The move, which impacts just over 4% of UPS’s global workforce of approximately 490,000, comes on top of the 12,000 layoffs previously announced by the company in 2024. UPS aims to consolidate its operations further by closing 73 buildings by June 2025, with more closures possibly on the horizon.
Amazon Volume Reduction Tied to Restructuring Plan
UPS confirmed in a regulatory filing on Tuesday that the layoffs are directly connected to its plan to reduce the volume of packages it handles for Amazon. Earlier this year, the company had announced an agreement to cut Amazon package deliveries by over 50% in the second half of 2026.
“The reduction of Amazon package volume is a strategic decision to focus on high-revenue shipments and increase operating margins,” said CFO Brian Dykes during the company’s earnings call. “These actions are expected to help us save $3.5 billion in 2025 alone.”

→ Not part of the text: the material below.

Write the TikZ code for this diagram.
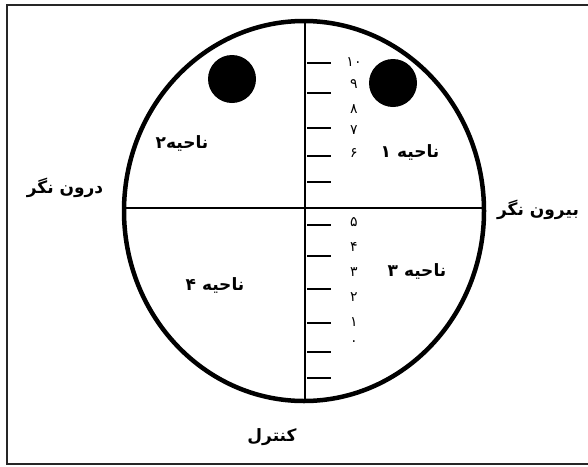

UPS insists that the move to reduce reliance on Amazon is voluntary and part of a broader strategy to enhance profitability. Amazon, in response, stated it had offered UPS increased volumes, but respected their operational decision to decline.
Union Concerns and Contractual Obligations
The layoff announcement has sparked concerns from labor unions, particularly the Teamsters, which represent a large portion of UPS’s workforce. Sean M. O’Brien, president of the Teamsters, stated:
“If UPS wants to continue downsizing corporate management, the Teamsters won’t stand in its way. But if the company tries to cut into good-paying union jobs, we’re prepared for a fight.”
UPS is contractually obligated to create 30,000 Teamster jobs under its current national master agreement.
UPS Faces Broader Trade Risks
Beyond workforce reductions, UPS has expressed concerns over shifting global trade policies. With rising tariffs and continued tensions between the U.S. and China, the company warned that its operations could be significantly impacted.
CEO Carol Tomé highlighted that 11% of UPS’s international revenue in 2024 came from China-to-U.S. trade lanes, which remain the company’s most profitable.
To help customers navigate new import regulations, UPS has introduced a new feature, UPS Global Checkout, which displays upfront tariff and duty costs to online shoppers.
Stock Market Reaction and Industry Competition
Following the announcement, UPS shares dropped 0.6% to $96.61 during Tuesday’s afternoon trading. The company is also facing increasing competition from rivals like FedEx and Amazon’s own logistics network, in addition to cost-cutting pressure as e-commerce dynamics shift globally.
Meanwhile, Amazon has come under fire over its own response to tariffs. A report suggesting Amazon would display tariff-related costs on product listings was denied by the company, stating it was only a considered idea, not an approved initiative.